## [Material]

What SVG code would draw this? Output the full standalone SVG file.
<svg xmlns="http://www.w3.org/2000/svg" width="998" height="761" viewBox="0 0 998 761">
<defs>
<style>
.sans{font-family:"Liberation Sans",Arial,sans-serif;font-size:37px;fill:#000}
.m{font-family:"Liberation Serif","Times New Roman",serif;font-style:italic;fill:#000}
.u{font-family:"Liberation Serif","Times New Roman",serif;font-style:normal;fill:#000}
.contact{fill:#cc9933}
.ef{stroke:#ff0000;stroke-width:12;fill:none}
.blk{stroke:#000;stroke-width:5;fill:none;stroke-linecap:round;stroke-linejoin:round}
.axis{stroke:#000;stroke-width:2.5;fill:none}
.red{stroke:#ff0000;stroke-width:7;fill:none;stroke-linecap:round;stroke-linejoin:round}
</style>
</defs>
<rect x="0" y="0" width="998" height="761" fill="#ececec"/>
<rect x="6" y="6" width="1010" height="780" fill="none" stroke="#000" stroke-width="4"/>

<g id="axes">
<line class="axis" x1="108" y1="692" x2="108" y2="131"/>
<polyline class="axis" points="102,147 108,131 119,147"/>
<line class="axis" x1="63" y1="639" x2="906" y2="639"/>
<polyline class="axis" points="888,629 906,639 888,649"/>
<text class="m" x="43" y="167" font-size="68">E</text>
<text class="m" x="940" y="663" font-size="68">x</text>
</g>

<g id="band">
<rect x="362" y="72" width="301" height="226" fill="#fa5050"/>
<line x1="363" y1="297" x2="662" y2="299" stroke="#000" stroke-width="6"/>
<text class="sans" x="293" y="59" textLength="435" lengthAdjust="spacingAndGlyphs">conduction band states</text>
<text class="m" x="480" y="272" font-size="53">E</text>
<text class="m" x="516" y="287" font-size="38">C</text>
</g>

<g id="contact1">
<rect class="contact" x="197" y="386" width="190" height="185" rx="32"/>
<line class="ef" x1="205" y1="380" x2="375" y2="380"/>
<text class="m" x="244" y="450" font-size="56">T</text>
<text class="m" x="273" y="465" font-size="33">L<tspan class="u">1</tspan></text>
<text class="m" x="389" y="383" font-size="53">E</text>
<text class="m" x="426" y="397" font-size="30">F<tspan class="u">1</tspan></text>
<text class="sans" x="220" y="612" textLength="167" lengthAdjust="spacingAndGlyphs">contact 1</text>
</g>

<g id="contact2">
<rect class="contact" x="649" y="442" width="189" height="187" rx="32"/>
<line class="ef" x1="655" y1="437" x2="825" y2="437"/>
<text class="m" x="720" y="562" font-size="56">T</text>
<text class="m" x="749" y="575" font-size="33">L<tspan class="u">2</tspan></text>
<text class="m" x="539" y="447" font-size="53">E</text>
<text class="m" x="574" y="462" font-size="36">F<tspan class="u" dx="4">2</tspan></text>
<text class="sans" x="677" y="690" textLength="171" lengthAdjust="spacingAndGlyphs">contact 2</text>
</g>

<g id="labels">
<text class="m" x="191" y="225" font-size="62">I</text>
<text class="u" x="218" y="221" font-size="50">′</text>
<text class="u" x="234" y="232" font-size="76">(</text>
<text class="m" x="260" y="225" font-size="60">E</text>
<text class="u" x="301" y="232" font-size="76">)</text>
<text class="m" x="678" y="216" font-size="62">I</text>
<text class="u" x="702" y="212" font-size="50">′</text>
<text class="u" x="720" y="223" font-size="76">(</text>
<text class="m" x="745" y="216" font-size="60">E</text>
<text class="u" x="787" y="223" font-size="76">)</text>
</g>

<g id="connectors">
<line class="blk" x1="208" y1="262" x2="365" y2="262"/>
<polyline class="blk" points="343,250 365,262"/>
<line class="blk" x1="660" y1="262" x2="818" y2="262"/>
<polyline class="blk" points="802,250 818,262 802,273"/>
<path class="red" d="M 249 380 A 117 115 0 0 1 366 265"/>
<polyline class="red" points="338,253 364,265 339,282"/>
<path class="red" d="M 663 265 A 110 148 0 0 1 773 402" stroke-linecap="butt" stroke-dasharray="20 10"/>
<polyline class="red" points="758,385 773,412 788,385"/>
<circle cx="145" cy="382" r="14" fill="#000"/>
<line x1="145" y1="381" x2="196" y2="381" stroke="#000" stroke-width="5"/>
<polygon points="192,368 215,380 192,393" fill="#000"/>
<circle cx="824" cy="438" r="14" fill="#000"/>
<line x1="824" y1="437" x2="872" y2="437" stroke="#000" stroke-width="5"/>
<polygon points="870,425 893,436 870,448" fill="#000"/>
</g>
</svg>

## [What you are asked to do]
Reproduce the full listing above, character for character.

## [Response]
What SVG code would draw this? Output the full standalone SVG file.
<svg xmlns="http://www.w3.org/2000/svg" width="998" height="761" viewBox="0 0 998 761">
<defs>
<style>
.sans{font-family:"Liberation Sans",Arial,sans-serif;font-size:37px;fill:#000}
.m{font-family:"Liberation Serif","Times New Roman",serif;font-style:italic;fill:#000}
.u{font-family:"Liberation Serif","Times New Roman",serif;font-style:normal;fill:#000}
.contact{fill:#cc9933}
.ef{stroke:#ff0000;stroke-width:12;fill:none}
.blk{stroke:#000;stroke-width:5;fill:none;stroke-linecap:round;stroke-linejoin:round}
.axis{stroke:#000;stroke-width:2.5;fill:none}
.red{stroke:#ff0000;stroke-width:7;fill:none;stroke-linecap:round;stroke-linejoin:round}
</style>
</defs>
<rect x="0" y="0" width="998" height="761" fill="#ececec"/>
<rect x="6" y="6" width="1010" height="780" fill="none" stroke="#000" stroke-width="4"/>

<g id="axes">
<line class="axis" x1="108" y1="692" x2="108" y2="131"/>
<polyline class="axis" points="102,147 108,131 119,147"/>
<line class="axis" x1="63" y1="639" x2="906" y2="639"/>
<polyline class="axis" points="888,629 906,639 888,649"/>
<text class="m" x="43" y="167" font-size="68">E</text>
<text class="m" x="940" y="663" font-size="68">x</text>
</g>

<g id="band">
<rect x="362" y="72" width="301" height="226" fill="#fa5050"/>
<line x1="363" y1="297" x2="662" y2="299" stroke="#000" stroke-width="6"/>
<text class="sans" x="293" y="59" textLength="435" lengthAdjust="spacingAndGlyphs">conduction band states</text>
<text class="m" x="480" y="272" font-size="53">E</text>
<text class="m" x="516" y="287" font-size="38">C</text>
</g>

<g id="contact1">
<rect class="contact" x="197" y="386" width="190" height="185" rx="32"/>
<line class="ef" x1="205" y1="380" x2="375" y2="380"/>
<text class="m" x="244" y="450" font-size="56">T</text>
<text class="m" x="273" y="465" font-size="33">L<tspan class="u">1</tspan></text>
<text class="m" x="389" y="383" font-size="53">E</text>
<text class="m" x="426" y="397" font-size="30">F<tspan class="u">1</tspan></text>
<text class="sans" x="220" y="612" textLength="167" lengthAdjust="spacingAndGlyphs">contact 1</text>
</g>

<g id="contact2">
<rect class="contact" x="649" y="442" width="189" height="187" rx="32"/>
<line class="ef" x1="655" y1="437" x2="825" y2="437"/>
<text class="m" x="720" y="562" font-size="56">T</text>
<text class="m" x="749" y="575" font-size="33">L<tspan class="u">2</tspan></text>
<text class="m" x="539" y="447" font-size="53">E</text>
<text class="m" x="574" y="462" font-size="36">F<tspan class="u" dx="4">2</tspan></text>
<text class="sans" x="677" y="690" textLength="171" lengthAdjust="spacingAndGlyphs">contact 2</text>
</g>

<g id="labels">
<text class="m" x="191" y="225" font-size="62">I</text>
<text class="u" x="218" y="221" font-size="50">′</text>
<text class="u" x="234" y="232" font-size="76">(</text>
<text class="m" x="260" y="225" font-size="60">E</text>
<text class="u" x="301" y="232" font-size="76">)</text>
<text class="m" x="678" y="216" font-size="62">I</text>
<text class="u" x="702" y="212" font-size="50">′</text>
<text class="u" x="720" y="223" font-size="76">(</text>
<text class="m" x="745" y="216" font-size="60">E</text>
<text class="u" x="787" y="223" font-size="76">)</text>
</g>

<g id="connectors">
<line class="blk" x1="208" y1="262" x2="365" y2="262"/>
<polyline class="blk" points="343,250 365,262"/>
<line class="blk" x1="660" y1="262" x2="818" y2="262"/>
<polyline class="blk" points="802,250 818,262 802,273"/>
<path class="red" d="M 249 380 A 117 115 0 0 1 366 265"/>
<polyline class="red" points="338,253 364,265 339,282"/>
<path class="red" d="M 663 265 A 110 148 0 0 1 773 402" stroke-linecap="butt" stroke-dasharray="20 10"/>
<polyline class="red" points="758,385 773,412 788,385"/>
<circle cx="145" cy="382" r="14" fill="#000"/>
<line x1="145" y1="381" x2="196" y2="381" stroke="#000" stroke-width="5"/>
<polygon points="192,368 215,380 192,393" fill="#000"/>
<circle cx="824" cy="438" r="14" fill="#000"/>
<line x1="824" y1="437" x2="872" y2="437" stroke="#000" stroke-width="5"/>
<polygon points="870,425 893,436 870,448" fill="#000"/>
</g>
</svg>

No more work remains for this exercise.